Today is the 53rd anniversary of the Ruskin Heights Tornado, a night that will never be forgotten in south Kansas City. Forty-four were killed by an F-5 tornado that cut a 75+ mile path from Williamsburg, KS to eastern Jackson Co., MO. It was that tornado, along with seeing the damage it caused the next day, that convinced me to become a meteorologist even though I was only five years old.
A few of the tragic stories of that night are recounted in Warnings. For example, this is the grown-up Bobbi Davis. She was in the car that was lifted and thrown into the Ruskin water tower while trying to escape the tornado. The car came to rest next to the Kansas City Southern Railroad tracks. Her mother, father, and sister were all killed. Bobbi was hospitalized for a month.

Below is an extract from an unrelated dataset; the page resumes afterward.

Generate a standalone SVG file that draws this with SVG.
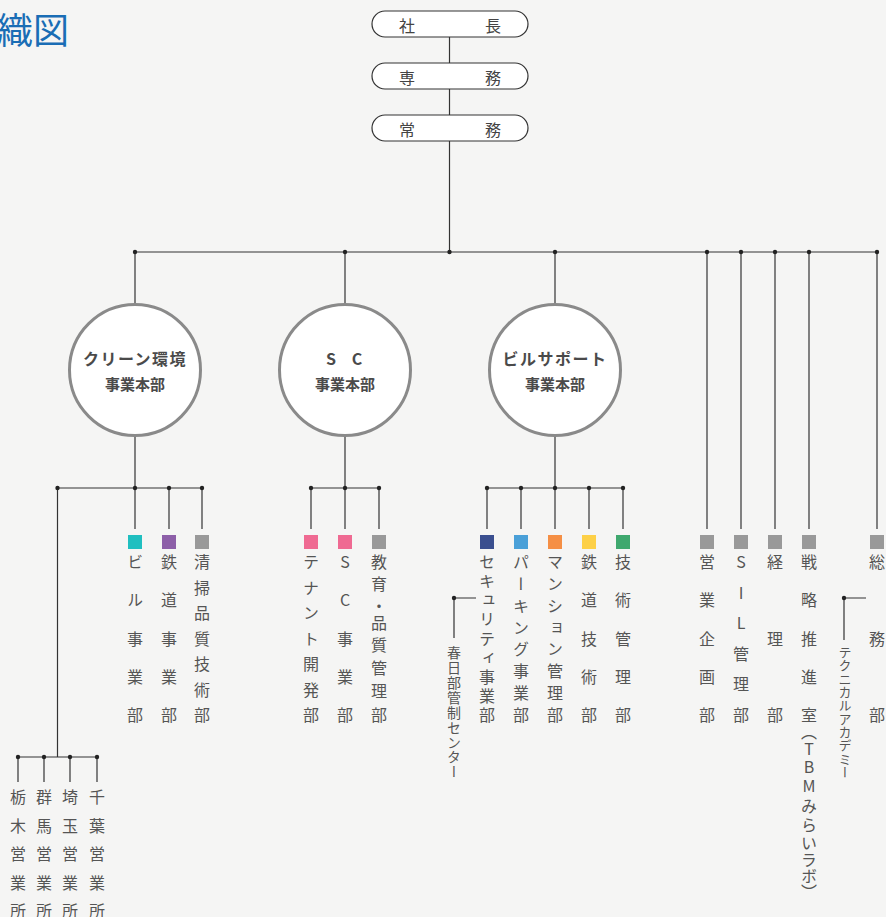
<svg xmlns="http://www.w3.org/2000/svg" width="886" height="917" viewBox="0 0 886 917">
<style>
.bg{fill:#f5f5f4}
.ln{stroke:#333;stroke-width:1.2;fill:none}
.dot{fill:#222}
.pill{fill:#fff;stroke:#333;stroke-width:1.2}
.pt{font-family:"Noto Sans CJK JP","Noto Sans",sans-serif;font-size:16px;fill:#444;dominant-baseline:central;text-anchor:middle}
.circ{fill:#fff;stroke:#8a8a8a;stroke-width:3}
.ct{font-family:"Noto Sans CJK JP","Noto Sans",sans-serif;font-weight:bold;fill:#4a4a4a;dominant-baseline:central;text-anchor:middle}
.vt{font-family:"Noto Sans CJK JP","Noto Sans",sans-serif;font-size:16px;fill:#555;writing-mode:vertical-rl;text-orientation:upright;text-anchor:middle}
.sm{font-size:13px}
.sm14{font-size:14px}
.title{font-family:"Noto Sans CJK JP","Noto Sans",sans-serif;font-size:36px;fill:#1a6db5}
</style>
<rect class="bg" x="0" y="0" width="886" height="917"/>
<text class="title" x="-3" y="44">織図</text>

<g id="connectors">
<line class="ln" x1="449.5" y1="37" x2="449.5" y2="63"/>
<line class="ln" x1="449.5" y1="89" x2="449.5" y2="115"/>
<line class="ln" x1="449.5" y1="141" x2="449.5" y2="252"/>
<line class="ln" x1="135" y1="252" x2="877" y2="252"/>
<line class="ln" x1="135" y1="252" x2="135" y2="304"/>
<line class="ln" x1="345" y1="252" x2="345" y2="304"/>
<line class="ln" x1="555" y1="252" x2="555" y2="304"/>
<line class="ln" x1="707" y1="252" x2="707" y2="529"/>
<line class="ln" x1="741" y1="252" x2="741" y2="529"/>
<line class="ln" x1="775" y1="252" x2="775" y2="529"/>
<line class="ln" x1="809" y1="252" x2="809" y2="529"/>
<line class="ln" x1="877" y1="252" x2="877" y2="529"/>
<line class="ln" x1="135" y1="436" x2="135" y2="529"/>
<line class="ln" x1="345" y1="436" x2="345" y2="529"/>
<line class="ln" x1="555" y1="436" x2="555" y2="529"/>
<line class="ln" x1="57.5" y1="488" x2="202" y2="488"/>
<line class="ln" x1="169" y1="488" x2="169" y2="529"/>
<line class="ln" x1="202" y1="488" x2="202" y2="529"/>
<line class="ln" x1="57.5" y1="488" x2="57.5" y2="757"/>
<line class="ln" x1="18" y1="757" x2="97" y2="757"/>
<line class="ln" x1="18" y1="757" x2="18" y2="782"/>
<line class="ln" x1="44" y1="757" x2="44" y2="782"/>
<line class="ln" x1="70" y1="757" x2="70" y2="782"/>
<line class="ln" x1="97" y1="757" x2="97" y2="782"/>
<line class="ln" x1="311" y1="488" x2="379" y2="488"/>
<line class="ln" x1="311" y1="488" x2="311" y2="529"/>
<line class="ln" x1="379" y1="488" x2="379" y2="529"/>
<line class="ln" x1="487" y1="488" x2="623" y2="488"/>
<line class="ln" x1="487" y1="488" x2="487" y2="529"/>
<line class="ln" x1="521" y1="488" x2="521" y2="529"/>
<line class="ln" x1="589" y1="488" x2="589" y2="529"/>
<line class="ln" x1="623" y1="488" x2="623" y2="529"/>
<polyline class="ln" points="476,598 454,598 454,638"/>
<polyline class="ln" points="866,598 844,598 844,640"/>
<circle class="dot" cx="135" cy="252" r="2.2"/>
<circle class="dot" cx="345" cy="252" r="2.2"/>
<circle class="dot" cx="449.5" cy="252" r="2.2"/>
<circle class="dot" cx="555" cy="252" r="2.2"/>
<circle class="dot" cx="707" cy="252" r="2.2"/>
<circle class="dot" cx="741" cy="252" r="2.2"/>
<circle class="dot" cx="775" cy="252" r="2.2"/>
<circle class="dot" cx="809" cy="252" r="2.2"/>
<circle class="dot" cx="877" cy="252" r="2.2"/>
<circle class="dot" cx="57.5" cy="488" r="2.2"/>
<circle class="dot" cx="135" cy="488" r="2.2"/>
<circle class="dot" cx="169" cy="488" r="2.2"/>
<circle class="dot" cx="202" cy="488" r="2.2"/>
<circle class="dot" cx="311" cy="488" r="2.2"/>
<circle class="dot" cx="345" cy="488" r="2.2"/>
<circle class="dot" cx="379" cy="488" r="2.2"/>
<circle class="dot" cx="487" cy="488" r="2.2"/>
<circle class="dot" cx="521" cy="488" r="2.2"/>
<circle class="dot" cx="555" cy="488" r="2.2"/>
<circle class="dot" cx="589" cy="488" r="2.2"/>
<circle class="dot" cx="623" cy="488" r="2.2"/>
<circle class="dot" cx="18" cy="757" r="2.2"/>
<circle class="dot" cx="44" cy="757" r="2.2"/>
<circle class="dot" cx="70" cy="757" r="2.2"/>
<circle class="dot" cx="97" cy="757" r="2.2"/>
<circle class="dot" cx="454" cy="598" r="2.2"/>
<circle class="dot" cx="844" cy="598" r="2.2"/>
</g>

<g id="president"><rect class="pill" x="372" y="11" width="156" height="26" rx="13"/><text class="pt" x="407 493" y="24.5">社長</text></g>
<g id="senmu"><rect class="pill" x="372" y="63" width="156" height="26" rx="13"/><text class="pt" x="407 493" y="76.5">専務</text></g>
<g id="jomu"><rect class="pill" x="372" y="115" width="156" height="26" rx="13"/><text class="pt" x="407 493" y="128.5">常務</text></g>

<g id="clean"><circle class="circ" cx="135" cy="370" r="65.5"/><text class="ct" x="135" y="358" font-size="16" letter-spacing="1.5">クリーン環境</text><text class="ct" x="135" y="383" font-size="15">事業本部</text></g>
<g id="sc"><circle class="circ" cx="345" cy="370" r="65.5"/><text class="ct" x="331 344 357" y="358" font-size="16">S C</text><text class="ct" x="345" y="383" font-size="15">事業本部</text></g>
<g id="bldg"><circle class="circ" cx="555" cy="370" r="65.5"/><text class="ct" x="555" y="358" font-size="16" letter-spacing="1.5">ビルサポート</text><text class="ct" x="555" y="383" font-size="15">事業本部</text></g>

<g id="d-biru"><rect x="128" y="535" width="14" height="14" fill="#20bfc0"/><text class="vt" x="135" y="562 600.25 638.5 676.75 715">ビル事業部</text></g>
<g id="d-tetsudo"><rect x="162" y="535" width="14" height="14" fill="#8d5fa8"/><text class="vt" x="169" y="562 600.25 638.5 676.75 715">鉄道事業部</text></g>
<g id="d-seiso"><rect x="195" y="535" width="14" height="14" fill="#999"/><text class="vt" x="202" y="562 587.5 613 638.5 664 689.5 715">清掃品質技術部</text></g>

<g id="d-tenant"><rect x="304" y="535" width="14" height="14" fill="#ef6a92"/><text class="vt" x="311" y="562 587.5 613 638.5 664 689.5 715">テナント開発部</text></g>
<g id="d-scj"><rect x="338" y="535" width="14" height="14" fill="#ef6a92"/><text class="vt" x="345" y="562 600.25 638.5 676.75 715">SC事業部</text></g>
<g id="d-kyoiku"><rect x="372" y="535" width="14" height="14" fill="#999"/><text class="vt" x="379" y="562 584 606 623 645 668 691 715">教育・品質管理部</text></g>

<g id="d-security"><rect x="480" y="535" width="14" height="14" fill="#3a4f8f"/><text class="vt" x="487" y="562 581.1 600.3 619.4 638.5 657.6 676.8 695.9 715">セキュリティ事業部</text></g>
<g id="d-kasukabe"><text class="vt sm14" x="454" y="653 667.9 682.8 697.6 712.5 727.4 742.3 757.1 772">春日部管制センター</text></g>
<g id="d-parking"><rect x="514" y="535" width="14" height="14" fill="#4aa0d8"/><text class="vt" x="521" y="562 583.9 605.7 627.6 649.4 671.3 693.1 715">パーキング事業部</text></g>
<g id="d-mansion"><rect x="548" y="535" width="14" height="14" fill="#f58f45"/><text class="vt" x="555" y="562 583.9 605.7 627.6 649.4 671.3 693.1 715">マンション管理部</text></g>
<g id="d-tetsugi"><rect x="582" y="535" width="14" height="14" fill="#fdd047"/><text class="vt" x="589" y="562 600.25 638.5 676.75 715">鉄道技術部</text></g>
<g id="d-gijutsu"><rect x="616" y="535" width="14" height="14" fill="#3fa86e"/><text class="vt" x="623" y="562 600.25 638.5 676.75 715">技術管理部</text></g>

<g id="d-eigyo"><rect x="700" y="535" width="14" height="14" fill="#999"/><text class="vt" x="707" y="562 600.25 638.5 676.75 715">営業企画部</text></g>
<g id="d-sil"><rect x="734" y="535" width="14" height="14" fill="#999"/><text class="vt" x="741" y="562 592.6 623.2 653.8 684.4 715">SIL管理部</text></g>
<g id="d-keiri"><rect x="768" y="535" width="14" height="14" fill="#999"/><text class="vt" x="775" y="562 638.5 715">経理部</text></g>
<g id="d-senryaku"><rect x="802" y="535" width="14" height="14" fill="#999"/><text class="vt" x="809" y="562 600.25 638.5 676.75 715 732 749 767 786 806 825 843 860 876 892">戦略推進室（TBMみらいラボ）</text></g>
<g id="d-tech"><text class="vt sm" x="845" y="652 665.3 678.7 692 705.3 718.7 732 745.3 758.7 772">テクニカルアカデミー</text></g>
<g id="d-somu"><rect x="870" y="535" width="14" height="14" fill="#999"/><text class="vt" x="877" y="562 638.5 715">総務部</text></g>

<g id="o-tochigi"><text class="vt" x="18" y="797 825.5 854 882.5 911">栃木営業所</text></g>
<g id="o-gunma"><text class="vt" x="44" y="797 825.5 854 882.5 911">群馬営業所</text></g>
<g id="o-saitama"><text class="vt" x="70" y="797 825.5 854 882.5 911">埼玉営業所</text></g>
<g id="o-chiba"><text class="vt" x="97" y="797 825.5 854 882.5 911">千葉営業所</text></g>
</svg>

Preventing deaths and injuries is the primary goal of the meteorological profession.
The Kansas City Star recently ran an article about the Ruskin tornado and my book. The online version is here.
The national civilian tornado warning system was born that night due to the work of Joe Audsley. Had Joe not “bucked the system,” it might have been many more years — and thousands of lives — before the Weather Bureau started issuing tornado warnings.
I get emotional writing about that evening — it was the defining moment of my life (it even had a role in meeting my future wife).
Lets hope the Vortex II research project, now in progress, results in even more life-saving knowledge.